Other university members of the Deep Impact team include Dennis Wellnitz, faculty research scientist who was technical manager of the instrument contract; Stephanie McLaughlin, faculty research assistant in the department of astronomy and coordinator for Deep Impact's Small Telescope Science Program; Carey M. (Casey) Lisse, formerly a senior research scientist in the astronomy department and now with the John Hopkins Applied Physics Laboratory; Elizabeth Warner, director of the University of Maryland's campus observatory and Deep Impact website co-curator, liaison to the amateur astronomy community for the mission; and Olivier Groussin, Maryland research associate who is an expert on thermal models of the nucleus of Comet Tempel 1.

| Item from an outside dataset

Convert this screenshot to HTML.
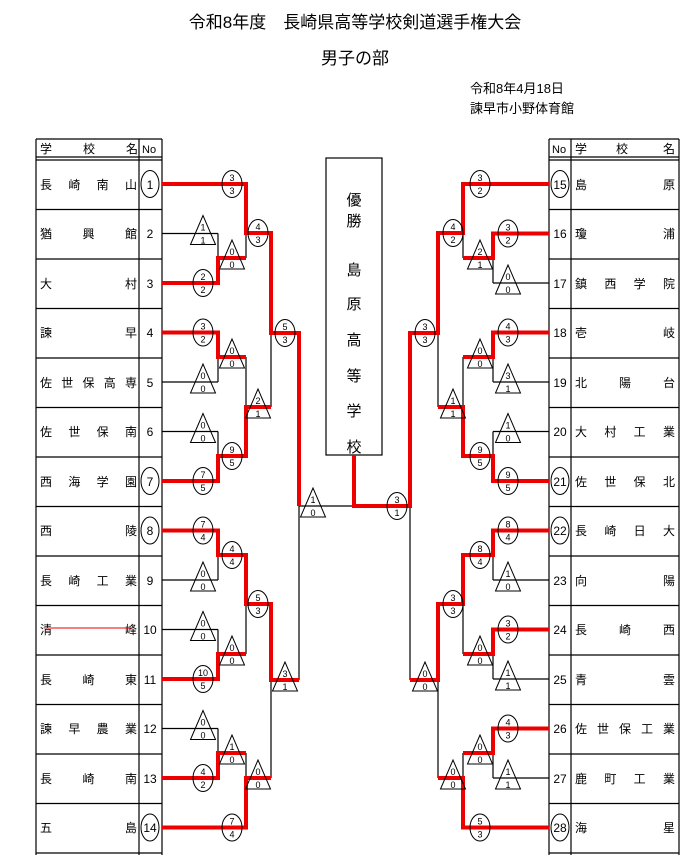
<!DOCTYPE html>
<html><head><meta charset="utf-8"><style>
html,body{margin:0;padding:0;background:#fff;}
svg{display:block;font-family:"Liberation Sans","Noto Sans CJK JP",sans-serif;}
.n{font-size:12px;}
.s{font-size:9px;text-anchor:middle;}
.k{stroke:#000;stroke-width:1.2;fill:none;}
.r{stroke:#e00;stroke-width:4;fill:none;}
.m{stroke:#000;stroke-width:1;fill:none;}
</style></head><body>
<svg width="698" height="866" viewBox="0 0 698 866" xmlns="http://www.w3.org/2000/svg">
<text x="355" y="28" font-size="17" text-anchor="middle">令和8年度　長崎県高等学校剣道選手権大会</text>
<text x="355" y="64" font-size="17" text-anchor="middle">男子の部</text>
<text x="470" y="93" font-size="13">令和8年4月18日</text>
<text x="470" y="113" font-size="13">諫早市小野体育館</text>

<g class="k">
<path d="M36 139H162M36 157H162M36 160H162M36 139V855M139 139V855M162 139V855"/>
<path d="M36 209.5H162M36 259H162M36 308.5H162M36 358H162M36 407.5H162M36 457H162M36 506.5H162M36 556H162M36 605.5H162M36 655H162M36 704.5H162M36 754H162M36 803.5H162M36 853H162"/>
</g>
<g class="k">
<path d="M549 139H679M549 157H679M549 160H679M549 139V855M571 139V855M679 139V855"/>
<path d="M549 209.5H679M549 259H679M549 308.5H679M549 358H679M549 407.5H679M549 457H679M549 506.5H679M549 556H679M549 605.5H679M549 655H679M549 704.5H679M549 754H679M549 803.5H679M549 853H679"/>
</g>
<g font-size="12">
<text x="40" y="153">学</text><text x="83" y="153">校</text><text x="126" y="153">名</text><text x="142" y="153" font-size="11">No</text>
<text x="552" y="153" font-size="11">No</text><text x="575" y="153">学</text><text x="616" y="153">校</text><text x="663" y="153">名</text>
</g>
<g class="n" lengthAdjust="spacing">
<text x="40" y="189" textLength="97">長崎南山</text>
<text x="40" y="238" textLength="97">猶興館</text>
<text x="40" y="288" textLength="97">大村</text>
<text x="40" y="337" textLength="97">諫早</text>
<text x="40" y="387" textLength="97">佐世保高専</text>
<text x="40" y="436" textLength="97">佐世保南</text>
<text x="40" y="486" textLength="97">西海学園</text>
<text x="40" y="535" textLength="97">西陵</text>
<text x="40" y="585" textLength="97">長崎工業</text>
<text x="40" y="634" textLength="97">清峰</text>
<text x="40" y="684" textLength="97">長崎東</text>
<text x="40" y="733" textLength="97">諫早農業</text>
<text x="40" y="783" textLength="97">長崎南</text>
<text x="40" y="832" textLength="97">五島</text>
<text x="575" y="189" textLength="100">島原</text>
<text x="575" y="238" textLength="100">瓊浦</text>
<text x="575" y="288" textLength="100">鎮西学院</text>
<text x="575" y="337" textLength="100">壱岐</text>
<text x="575" y="387" textLength="100">北陽台</text>
<text x="575" y="436" textLength="100">大村工業</text>
<text x="575" y="486" textLength="100">佐世保北</text>
<text x="575" y="535" textLength="100">長崎日大</text>
<text x="575" y="585" textLength="100">向陽</text>
<text x="575" y="634" textLength="100">長崎西</text>
<text x="575" y="684" textLength="100">青雲</text>
<text x="575" y="733" textLength="100">佐世保工業</text>
<text x="575" y="783" textLength="100">鹿町工業</text>
<text x="575" y="832" textLength="100">海星</text>
</g>
<line x1="45" y1="628" x2="132" y2="628" stroke="#e00" stroke-width="1"/>
<g class="n" text-anchor="middle">
<text x="150" y="189">1</text><text x="150" y="238">2</text><text x="150" y="288">3</text><text x="150" y="337">4</text><text x="150" y="387">5</text><text x="150" y="436">6</text><text x="150" y="486">7</text><text x="150" y="535">8</text><text x="150" y="585">9</text><text x="150" y="634">10</text><text x="150" y="684">11</text><text x="150" y="733">12</text><text x="150" y="783">13</text><text x="150" y="832">14</text>
<text x="560" y="189">15</text><text x="560" y="238">16</text><text x="560" y="288">17</text><text x="560" y="337">18</text><text x="560" y="387">19</text><text x="560" y="436">20</text><text x="560" y="486">21</text><text x="560" y="535">22</text><text x="560" y="585">23</text><text x="560" y="634">24</text><text x="560" y="684">25</text><text x="560" y="733">26</text><text x="560" y="783">27</text><text x="560" y="832">28</text>
</g>
<g class="m">
<ellipse cx="150" cy="184" rx="9" ry="13.5"/><ellipse cx="150" cy="481" rx="9" ry="13.5"/><ellipse cx="150" cy="530.5" rx="9" ry="13.5"/><ellipse cx="150" cy="827.5" rx="9" ry="13.5"/>
<ellipse cx="560" cy="184" rx="9" ry="13.5"/><ellipse cx="560" cy="481" rx="9" ry="13.5"/><ellipse cx="560" cy="530.5" rx="9" ry="13.5"/><ellipse cx="560" cy="827.5" rx="9" ry="13.5"/>
</g>

<rect x="326" y="158" width="56" height="297" class="k"/>
<g font-size="15" text-anchor="middle">
<text x="354" y="205">優</text><text x="354" y="226">勝</text>
<text x="354" y="275">島</text><text x="354" y="309">原</text><text x="354" y="345">高</text><text x="354" y="381">等</text><text x="354" y="416">学</text><text x="354" y="452">校</text>
</g>

<g class="k">
<path d="M162 233.5H218M162 382H218M162 431.5H218M162 580H218M162 629.5H218M162 728.5H218"/>
<path d="M218 233.5V283M218 332.5V382M218 431.5V481M218 530.5V580M218 629.5V679M218 728.5V778"/>
<path d="M246 184V258M246 357V456M246 555V654M246 753V828"/>
<path d="M271 233V407M271 604V778M299 333V680M299 506H410"/>
<path d="M549 283H493M549 382H493M549 431.5H493M549 580H493M549 679H493M549 778H493"/>
<path d="M493 233.5V283M493 332.5V382M493 431.5V481M493 530.5V580M493 629.5V679M493 728.5V778"/>
<path d="M463 184V258M463 357V456M463 555V654M463 753V828"/>
<path d="M438 233V407M438 604V778M410 333V680"/>
</g>
<g class="r">
<path d="M162 184H246V233H271V333H299V506"/>
<path d="M162 283H218V258H246"/>
<path d="M162 332.5H218V357H246"/>
<path d="M162 481H218V456H246V407H271"/>
<path d="M162 530.5H218V555H246V604H271V680H299"/>
<path d="M162 679H218V654H246"/>
<path d="M162 778H218V753H246"/>
<path d="M162 827.5H246V778H271"/>
<path d="M354 455V506H410V333H438V233H463V184H549"/>
<path d="M549 233.5H493V258H463"/>
<path d="M549 332.5H493V357H463"/>
<path d="M549 481H493V456H463V407H438"/>
<path d="M549 530.5H493V555H463V604H438V680H410"/>
<path d="M549 629.5H493V654H463"/>
<path d="M549 728.5H493V753H463"/>
<path d="M549 827.5H463V778H438"/>
</g>

<defs>
<ellipse id="C" cx="0" cy="0" rx="10" ry="13.5" class="m"/>
<polygon id="T" points="0,-18 -12.5,11 12.5,11" class="m"/>
</defs>
<g class="s">
<g transform="translate(232,184)"><use href="#C"/><text y="-3">3</text><text y="10">3</text></g>
<g transform="translate(203,233.5)"><use href="#T"/><text y="-3">1</text><text y="10">1</text></g>
<g transform="translate(203,283)"><use href="#C"/><text y="-3">2</text><text y="10">2</text></g>
<g transform="translate(232,258)"><use href="#T"/><text y="-3">0</text><text y="10">0</text></g>
<g transform="translate(258,233)"><use href="#C"/><text y="-3">4</text><text y="10">3</text></g>
<g transform="translate(203,332.5)"><use href="#C"/><text y="-3">3</text><text y="10">2</text></g>
<g transform="translate(203,382)"><use href="#T"/><text y="-3">0</text><text y="10">0</text></g>
<g transform="translate(232,357)"><use href="#T"/><text y="-3">0</text><text y="10">0</text></g>
<g transform="translate(203,431.5)"><use href="#T"/><text y="-3">0</text><text y="10">0</text></g>
<g transform="translate(203,481)"><use href="#C"/><text y="-3">7</text><text y="10">5</text></g>
<g transform="translate(232,456)"><use href="#C"/><text y="-3">9</text><text y="10">5</text></g>
<g transform="translate(258,407)"><use href="#T"/><text y="-3">2</text><text y="10">1</text></g>
<g transform="translate(285,333)"><use href="#C"/><text y="-3">5</text><text y="10">3</text></g>
<g transform="translate(313,506)"><use href="#T"/><text y="-3">1</text><text y="10">0</text></g>
<g transform="translate(203,530.5)"><use href="#C"/><text y="-3">7</text><text y="10">4</text></g>
<g transform="translate(203,580)"><use href="#T"/><text y="-3">0</text><text y="10">0</text></g>
<g transform="translate(232,555)"><use href="#C"/><text y="-3">4</text><text y="10">4</text></g>
<g transform="translate(203,629.5)"><use href="#T"/><text y="-3">0</text><text y="10">0</text></g>
<g transform="translate(203,679)"><use href="#C"/><text y="-3">10</text><text y="10">5</text></g>
<g transform="translate(232,654)"><use href="#T"/><text y="-3">0</text><text y="10">0</text></g>
<g transform="translate(258,604)"><use href="#C"/><text y="-3">5</text><text y="10">3</text></g>
<g transform="translate(203,728.5)"><use href="#T"/><text y="-3">0</text><text y="10">0</text></g>
<g transform="translate(203,778)"><use href="#C"/><text y="-3">4</text><text y="10">2</text></g>
<g transform="translate(232,753)"><use href="#T"/><text y="-3">1</text><text y="10">0</text></g>
<g transform="translate(232,827.5)"><use href="#C"/><text y="-3">7</text><text y="10">4</text></g>
<g transform="translate(258,778)"><use href="#T"/><text y="-3">0</text><text y="10">0</text></g>
<g transform="translate(285,680)"><use href="#T"/><text y="-3">3</text><text y="10">1</text></g>

<g transform="translate(480,184)"><use href="#C"/><text y="-3">3</text><text y="10">2</text></g>
<g transform="translate(508,233.5)"><use href="#C"/><text y="-3">3</text><text y="10">2</text></g>
<g transform="translate(508,283)"><use href="#T"/><text y="-3">0</text><text y="10">0</text></g>
<g transform="translate(480,258)"><use href="#T"/><text y="-3">2</text><text y="10">1</text></g>
<g transform="translate(453,233)"><use href="#C"/><text y="-3">4</text><text y="10">2</text></g>
<g transform="translate(508,332.5)"><use href="#C"/><text y="-3">4</text><text y="10">3</text></g>
<g transform="translate(508,382)"><use href="#T"/><text y="-3">3</text><text y="10">1</text></g>
<g transform="translate(480,357)"><use href="#T"/><text y="-3">0</text><text y="10">0</text></g>
<g transform="translate(508,431.5)"><use href="#T"/><text y="-3">1</text><text y="10">0</text></g>
<g transform="translate(508,481)"><use href="#C"/><text y="-3">9</text><text y="10">5</text></g>
<g transform="translate(480,456)"><use href="#C"/><text y="-3">9</text><text y="10">5</text></g>
<g transform="translate(453,407)"><use href="#T"/><text y="-3">1</text><text y="10">1</text></g>
<g transform="translate(425,333)"><use href="#C"/><text y="-3">3</text><text y="10">3</text></g>
<g transform="translate(397,506)"><use href="#C"/><text y="-3">3</text><text y="10">1</text></g>
<g transform="translate(508,530.5)"><use href="#C"/><text y="-3">8</text><text y="10">4</text></g>
<g transform="translate(508,580)"><use href="#T"/><text y="-3">1</text><text y="10">0</text></g>
<g transform="translate(480,555)"><use href="#C"/><text y="-3">8</text><text y="10">4</text></g>
<g transform="translate(508,629.5)"><use href="#C"/><text y="-3">3</text><text y="10">2</text></g>
<g transform="translate(508,679)"><use href="#T"/><text y="-3">1</text><text y="10">1</text></g>
<g transform="translate(480,654)"><use href="#T"/><text y="-3">0</text><text y="10">0</text></g>
<g transform="translate(453,604)"><use href="#C"/><text y="-3">3</text><text y="10">3</text></g>
<g transform="translate(508,728.5)"><use href="#C"/><text y="-3">4</text><text y="10">3</text></g>
<g transform="translate(508,778)"><use href="#T"/><text y="-3">1</text><text y="10">1</text></g>
<g transform="translate(480,753)"><use href="#T"/><text y="-3">0</text><text y="10">0</text></g>
<g transform="translate(480,827.5)"><use href="#C"/><text y="-3">5</text><text y="10">3</text></g>
<g transform="translate(453,778)"><use href="#T"/><text y="-3">0</text><text y="10">0</text></g>
<g transform="translate(425,680)"><use href="#T"/><text y="-3">0</text><text y="10">0</text></g>
</g>
</svg>
</body></html>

The full science team includes 11 other co-investigators and approximately three dozen other scientists and students. The Jet Propulsion Laboratory, through Project Manager Rick Grammier, provides overall project management and will carry out the in-flight operations. Ball Aerospace & Technologies Corp built both the spacecraft and the instruments.

The Discovery Program

Deep Impact is a mission in NASA's Discovery Program of moderately priced solar system exploration missions. Discovery missions are proposed by individual scientists and their chosen teams.

Using the results of peer reviews by both scientists and engineers, NASA has typically selected one or two new missions every two years. Deep Impact was selected from a proposal submitted in 1998. The cost for Deep Impact is $267 million, plus the cost of the launch.